2006-12-27

 

La comète de Fabrice

Le nouveau roman de Mark Frutkin d'Ottawa, Fabrizio's Return, a occupé mes rares loisirs avant Noël. L'ouvrage me laisse toutefois dans l'indécision, et c'est sans doute ce que désirait l'auteur...

Même si le roman se passe à Crémone en Italie et coïncide avec deux passages au périhélie de la comète de Halley (depuis revenue en 1835, 1910 et 1986), il n'a pas grand chose d'historique. Malgré quelques allusions à des personnages réels et quelques clins d'œil, Frutkin s'intéresse beaucoup plus à la fiction qu'à l'histoire. Dès les premières pages, le texte en fournit la preuve. Un personnage demande à un autre si un télescope relève de la science ou de la magie, une question que l'on poserait aujourd'hui peut-être si on était mis en face d'une merveille, mais qui était loin d'être aussi simple au XVIIe siècle. (Après tout, d'aucuns ont proposé que la première description du télescope réfracteur remonte au célèbre Magiae naturalis de Giambattista della Porta au milieu du XVIe siècle.) Bref, Frutkin bascule parfois dans l'anachronisme.
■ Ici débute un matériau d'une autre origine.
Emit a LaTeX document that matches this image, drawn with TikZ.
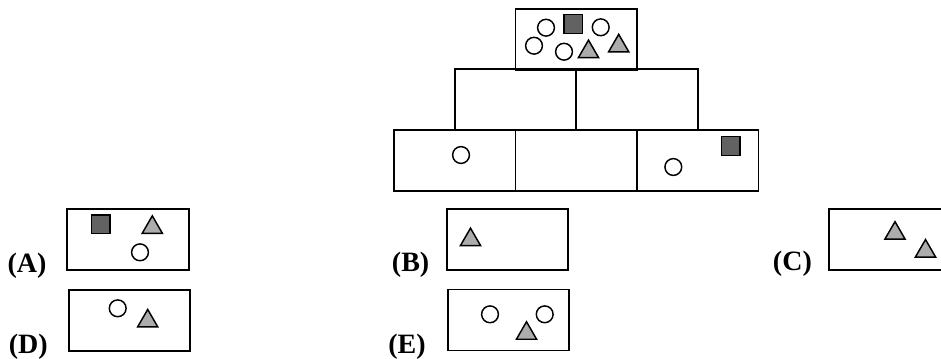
\documentclass[tikz,border=0pt]{standalone}
\usepackage{fontspec}
\setmainfont{Liberation Serif}
\usetikzlibrary{shapes.geometric}
\definecolor{sqgray}{RGB}{98,98,98}
\definecolor{trigray}{RGB}{172,172,172}
\begin{document}
\begin{tikzpicture}[x=0.75pt,y=-0.75pt]
      \tikzstyle{cell} = [draw,line width=1.4pt,rectangle,inner sep=0pt,minimum width=91.1pt,minimum height=45.75pt]
      \tikzstyle{ring} = [draw,circle,line width=1.1pt,fill=white,inner sep=0pt,minimum size=12.6pt]
      \tikzstyle{blk} = [draw,rectangle,line width=1.1pt,fill=sqgray,inner sep=0pt,minimum size=13.9pt]
      \tikzstyle{tri} = [draw,regular polygon,regular polygon sides=3,line width=1.1pt,fill=trigray,inner sep=0pt,minimum size=17.5pt]
      \tikzstyle{lbl} = [anchor=base west,inner sep=0pt,font=\fontsize{21}{25}\selectfont\bfseries]

      \useasboundingbox (0,0) rectangle (941,358);
      \clip (0,0) rectangle (941,358);

      % pyramid
      \node[cell](top) at (576.25,39.3) {};
      \foreach \n/\x in {m1/515.5,m2/637}
        \node[cell](\n) at (\x,99.7) {};
      \foreach \n/\x in {b1/454.75,b2/576.25,b3/697.75}
        \node[cell](\n) at (\x,160.7) {};

      % answer boxes
      \foreach \n/\x/\y in {boxA/127.9/239.5,boxB/507.5/239.5,boxC/889.3/239.5,boxD/129.5/320.2,boxE/508.3/320}
        \node[cell](\n) at (\x,\y) {};

      \node[lbl](A) at (7.3,272) {(A)};
      \node[lbl](B) at (391.7,271.7) {(B)};
      \node[lbl](C) at (772.7,270.5) {(C)};
      \node[lbl](D) at (8.5,353) {(D)};
      \node[lbl](E) at (388,353) {(E)};

      % circles
      \foreach \n/\x/\y in {c1/546/27.7,c2/600.7/27.3,c3/534/45.7,c4/564/51.7,c5/461/155,c6/673.3/167,
        c7/140/252.3,c8/117.7/308.3,c9/490/314.3,c10/544.7/314.3}
        \node[ring](\n) at (\x,\y) {};

      % squares
      \foreach \n/\x/\y in {s1/573.3/24,s2/730.8/146,s3/100.7/224.2}
        \node[blk](\n) at (\x,\y) {};

      % triangles
      \foreach \n/\x/\y in {t1/588.5/51.8,t2/618.7/46,t3/152.3/227.5,t4/147.7/321.1,t5/470.5/239.8,
        t6/526.5/333.4,t7/895/233.3,t8/925.5/251.2}
        \node[tri](\n) at (\x,\y) {};

\end{tikzpicture}
\end{document}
Le personnage principal est sans doute Michele Archenti, l'« avocat du diable » chargé en 1758 de l'enquête sur la canonisation du prêtre Fabrizio Cambiati, un habitant de Crémone au siècle précédent réputé pour ses cures et guérisons. L'intrigue noue trois fils enchevêtrés, le premier s'intéressant à Fabrizio, le deuxième à Archenti et le troisième aux aventures de quelques personnages (Arlequin, Pantalon) issus d'une prestation de la commedia dell'arte. De nombreux miracles sont attribués à Cambiati, mais Archenti ne tarde pas à découvrir qu'il pratiquait l'iatrochimie, c'est-à-dire l'application de la chimie/alchimie à la médecine, dans la lignée de Paracelse. En attendant de découvrir quelque chose de nettement plus compromettant sur les origines du bon docteur.

De fait, la narration brouille vite toutes les distinctions et toutes les distances, confondant l'ordinaire et l'extraordinaire, le passé et le futur, la science et la magie, la réalité et la fiction. Des personnages impossibles hantent les pages du livre, en particulier ce Rodolfo apparemment immortel qui porte sur son dos le squelette de son frère, assassiné par vengeance. Des visions apparaissent aux personnages et des événements extraordinaires bouleversent la vie des gens.

La prose de Frutkin donne chair à ces événements extraordinaires, mais ce poète devenu romancier façonne un monde beaucoup plus qu'il ne lui donne une vie propre. Les personnages sont trop clairement pris au piège de destins voulus par l'auteur, qui déguise à grand-peine ses intentions pour eux. On a l'impression de voir se nouer et se dénouer un mélodrame italien, pas si différent des aventures de Pantalone et Arlecchino que l'écrivain n'a pas négligé d'inclure, peut-être en guise d'avertissement au lecteur. Mais la mise en abyme d'un texte conscient de son propre projet suffit-elle à justifier la banalité? Pas sûr.

Bref, on lira ce roman pour la prose brillante de Frutkin, pour l'évocation de l'Italie lombarde aux XVIIe et XVIIIe siècles et pour des personnages (en particulier féminins) qui prennent vie... encore que l'attribution de la sensualité la plus chaude aux femmes et de l'intellect le plus froid aux hommes a quelque chose d'un peu trop tranché pour convaincre. Mais je suis resté sur ma faim pour tout le reste des plaisirs d'un bon roman.